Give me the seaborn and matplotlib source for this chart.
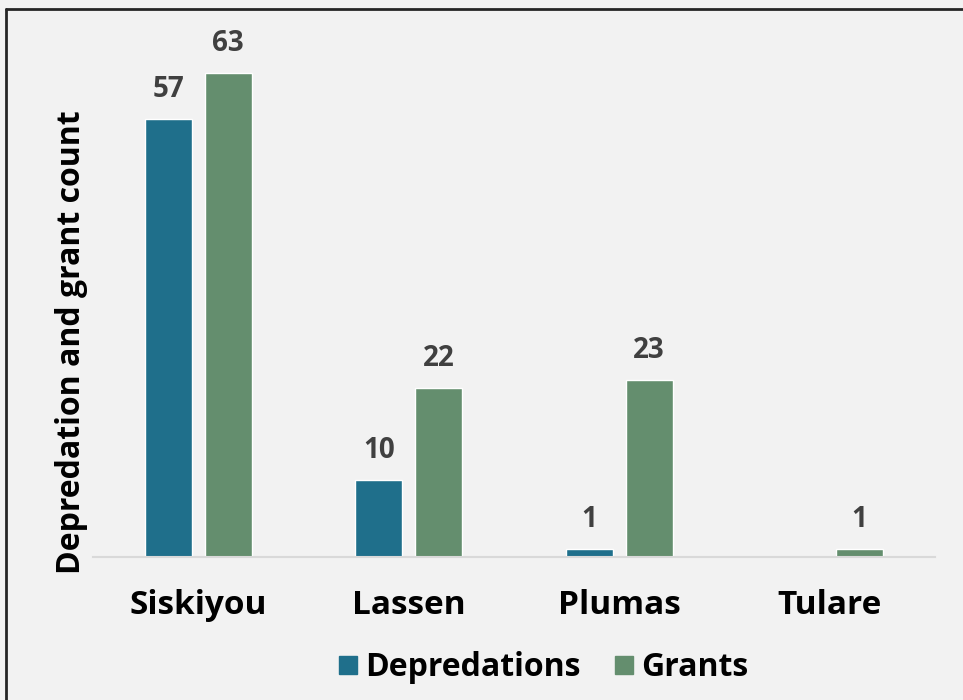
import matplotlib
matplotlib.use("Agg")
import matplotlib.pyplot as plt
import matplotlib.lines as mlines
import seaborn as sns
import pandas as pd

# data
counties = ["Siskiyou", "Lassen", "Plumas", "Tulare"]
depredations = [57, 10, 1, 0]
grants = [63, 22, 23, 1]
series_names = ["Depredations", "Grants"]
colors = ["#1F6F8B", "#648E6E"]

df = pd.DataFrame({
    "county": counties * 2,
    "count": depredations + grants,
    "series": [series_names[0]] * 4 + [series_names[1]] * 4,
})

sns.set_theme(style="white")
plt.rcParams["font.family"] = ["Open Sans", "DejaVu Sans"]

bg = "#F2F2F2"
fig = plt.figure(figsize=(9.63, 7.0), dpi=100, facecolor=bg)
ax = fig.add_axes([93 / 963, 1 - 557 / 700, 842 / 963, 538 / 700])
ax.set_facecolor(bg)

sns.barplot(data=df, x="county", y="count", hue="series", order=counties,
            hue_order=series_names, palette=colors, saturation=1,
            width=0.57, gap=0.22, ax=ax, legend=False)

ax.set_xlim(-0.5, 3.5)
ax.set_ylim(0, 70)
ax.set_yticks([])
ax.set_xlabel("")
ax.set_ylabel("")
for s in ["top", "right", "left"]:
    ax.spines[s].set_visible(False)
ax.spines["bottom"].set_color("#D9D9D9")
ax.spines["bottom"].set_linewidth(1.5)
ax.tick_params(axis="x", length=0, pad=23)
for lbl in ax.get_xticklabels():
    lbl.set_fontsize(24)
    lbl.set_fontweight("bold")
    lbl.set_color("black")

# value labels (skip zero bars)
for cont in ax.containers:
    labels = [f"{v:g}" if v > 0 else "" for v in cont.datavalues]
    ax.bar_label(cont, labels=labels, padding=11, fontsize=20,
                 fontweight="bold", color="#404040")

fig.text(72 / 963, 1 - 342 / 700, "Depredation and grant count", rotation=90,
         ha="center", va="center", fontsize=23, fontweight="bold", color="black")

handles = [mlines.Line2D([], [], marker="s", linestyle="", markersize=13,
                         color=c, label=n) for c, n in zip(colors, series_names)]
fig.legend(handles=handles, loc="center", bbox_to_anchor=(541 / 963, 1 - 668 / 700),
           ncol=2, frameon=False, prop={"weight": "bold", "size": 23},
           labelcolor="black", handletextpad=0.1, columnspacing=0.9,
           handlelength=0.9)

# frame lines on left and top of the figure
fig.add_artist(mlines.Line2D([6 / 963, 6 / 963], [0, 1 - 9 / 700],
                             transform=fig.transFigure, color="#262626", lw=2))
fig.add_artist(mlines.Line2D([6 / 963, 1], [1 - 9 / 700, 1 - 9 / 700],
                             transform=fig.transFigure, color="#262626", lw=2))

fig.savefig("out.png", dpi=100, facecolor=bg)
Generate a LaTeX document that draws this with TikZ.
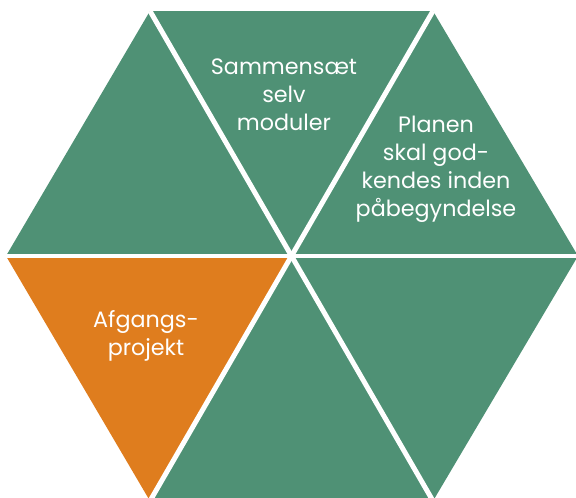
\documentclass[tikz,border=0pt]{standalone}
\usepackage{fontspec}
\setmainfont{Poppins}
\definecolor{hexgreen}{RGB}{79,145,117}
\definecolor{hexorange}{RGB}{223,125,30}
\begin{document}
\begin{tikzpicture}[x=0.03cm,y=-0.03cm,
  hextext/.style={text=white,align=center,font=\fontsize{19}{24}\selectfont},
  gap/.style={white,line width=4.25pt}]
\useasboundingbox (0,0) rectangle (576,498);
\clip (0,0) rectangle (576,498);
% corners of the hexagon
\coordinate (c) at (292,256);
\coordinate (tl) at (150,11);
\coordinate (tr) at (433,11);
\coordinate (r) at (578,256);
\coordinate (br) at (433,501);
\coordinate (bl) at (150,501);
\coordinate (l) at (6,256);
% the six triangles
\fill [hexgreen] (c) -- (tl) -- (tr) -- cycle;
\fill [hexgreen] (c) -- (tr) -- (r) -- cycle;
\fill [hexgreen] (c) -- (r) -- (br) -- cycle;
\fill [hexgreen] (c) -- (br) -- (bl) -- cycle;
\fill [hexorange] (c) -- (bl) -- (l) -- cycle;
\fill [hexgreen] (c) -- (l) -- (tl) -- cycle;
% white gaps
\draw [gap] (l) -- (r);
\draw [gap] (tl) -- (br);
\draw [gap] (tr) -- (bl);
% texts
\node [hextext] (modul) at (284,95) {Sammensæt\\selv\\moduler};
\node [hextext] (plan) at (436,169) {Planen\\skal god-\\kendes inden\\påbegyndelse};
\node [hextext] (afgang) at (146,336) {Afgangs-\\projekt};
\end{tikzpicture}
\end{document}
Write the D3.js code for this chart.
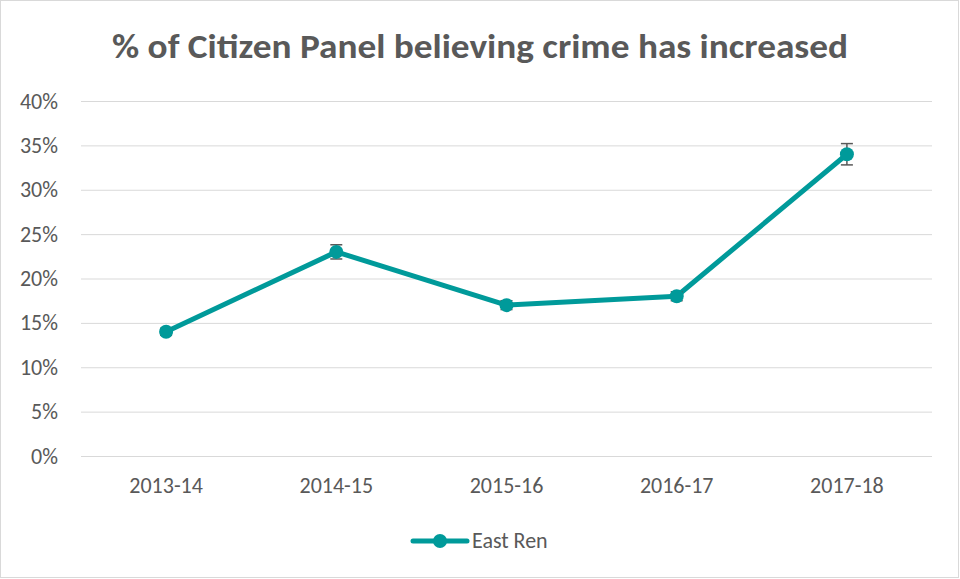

• Exercise: Without including the pictures, reproduce all entries exactly.

• Answer to the task:
Give me the seaborn and matplotlib source for this chart.
import matplotlib
matplotlib.use("Agg")
import matplotlib.pyplot as plt
import matplotlib.lines as mlines
import seaborn as sns
import pandas as pd

# data
counties = ["Siskiyou", "Lassen", "Plumas", "Tulare"]
depredations = [57, 10, 1, 0]
grants = [63, 22, 23, 1]
series_names = ["Depredations", "Grants"]
colors = ["#1F6F8B", "#648E6E"]

df = pd.DataFrame({
    "county": counties * 2,
    "count": depredations + grants,
    "series": [series_names[0]] * 4 + [series_names[1]] * 4,
})

sns.set_theme(style="white")
plt.rcParams["font.family"] = ["Open Sans", "DejaVu Sans"]

bg = "#F2F2F2"
fig = plt.figure(figsize=(9.63, 7.0), dpi=100, facecolor=bg)
ax = fig.add_axes([93 / 963, 1 - 557 / 700, 842 / 963, 538 / 700])
ax.set_facecolor(bg)

sns.barplot(data=df, x="county", y="count", hue="series", order=counties,
            hue_order=series_names, palette=colors, saturation=1,
            width=0.57, gap=0.22, ax=ax, legend=False)

ax.set_xlim(-0.5, 3.5)
ax.set_ylim(0, 70)
ax.set_yticks([])
ax.set_xlabel("")
ax.set_ylabel("")
for s in ["top", "right", "left"]:
    ax.spines[s].set_visible(False)
ax.spines["bottom"].set_color("#D9D9D9")
ax.spines["bottom"].set_linewidth(1.5)
ax.tick_params(axis="x", length=0, pad=23)
for lbl in ax.get_xticklabels():
    lbl.set_fontsize(24)
    lbl.set_fontweight("bold")
    lbl.set_color("black")

# value labels (skip zero bars)
for cont in ax.containers:
    labels = [f"{v:g}" if v > 0 else "" for v in cont.datavalues]
    ax.bar_label(cont, labels=labels, padding=11, fontsize=20,
                 fontweight="bold", color="#404040")

fig.text(72 / 963, 1 - 342 / 700, "Depredation and grant count", rotation=90,
         ha="center", va="center", fontsize=23, fontweight="bold", color="black")

handles = [mlines.Line2D([], [], marker="s", linestyle="", markersize=13,
                         color=c, label=n) for c, n in zip(colors, series_names)]
fig.legend(handles=handles, loc="center", bbox_to_anchor=(541 / 963, 1 - 668 / 700),
           ncol=2, frameon=False, prop={"weight": "bold", "size": 23},
           labelcolor="black", handletextpad=0.1, columnspacing=0.9,
           handlelength=0.9)

# frame lines on left and top of the figure
fig.add_artist(mlines.Line2D([6 / 963, 6 / 963], [0, 1 - 9 / 700],
                             transform=fig.transFigure, color="#262626", lw=2))
fig.add_artist(mlines.Line2D([6 / 963, 1], [1 - 9 / 700, 1 - 9 / 700],
                             transform=fig.transFigure, color="#262626", lw=2))

fig.savefig("out.png", dpi=100, facecolor=bg)
Generate a LaTeX document that draws this with TikZ.
\documentclass[tikz,border=0pt]{standalone}
\usepackage{fontspec}
\setmainfont{Poppins}
\definecolor{hexgreen}{RGB}{79,145,117}
\definecolor{hexorange}{RGB}{223,125,30}
\begin{document}
\begin{tikzpicture}[x=0.03cm,y=-0.03cm,
  hextext/.style={text=white,align=center,font=\fontsize{19}{24}\selectfont},
  gap/.style={white,line width=4.25pt}]
\useasboundingbox (0,0) rectangle (576,498);
\clip (0,0) rectangle (576,498);
% corners of the hexagon
\coordinate (c) at (292,256);
\coordinate (tl) at (150,11);
\coordinate (tr) at (433,11);
\coordinate (r) at (578,256);
\coordinate (br) at (433,501);
\coordinate (bl) at (150,501);
\coordinate (l) at (6,256);
% the six triangles
\fill [hexgreen] (c) -- (tl) -- (tr) -- cycle;
\fill [hexgreen] (c) -- (tr) -- (r) -- cycle;
\fill [hexgreen] (c) -- (r) -- (br) -- cycle;
\fill [hexgreen] (c) -- (br) -- (bl) -- cycle;
\fill [hexorange] (c) -- (bl) -- (l) -- cycle;
\fill [hexgreen] (c) -- (l) -- (tl) -- cycle;
% white gaps
\draw [gap] (l) -- (r);
\draw [gap] (tl) -- (br);
\draw [gap] (tr) -- (bl);
% texts
\node [hextext] (modul) at (284,95) {Sammensæt\\selv\\moduler};
\node [hextext] (plan) at (436,169) {Planen\\skal god-\\kendes inden\\påbegyndelse};
\node [hextext] (afgang) at (146,336) {Afgangs-\\projekt};
\end{tikzpicture}
\end{document}
Write the D3.js code for this chart.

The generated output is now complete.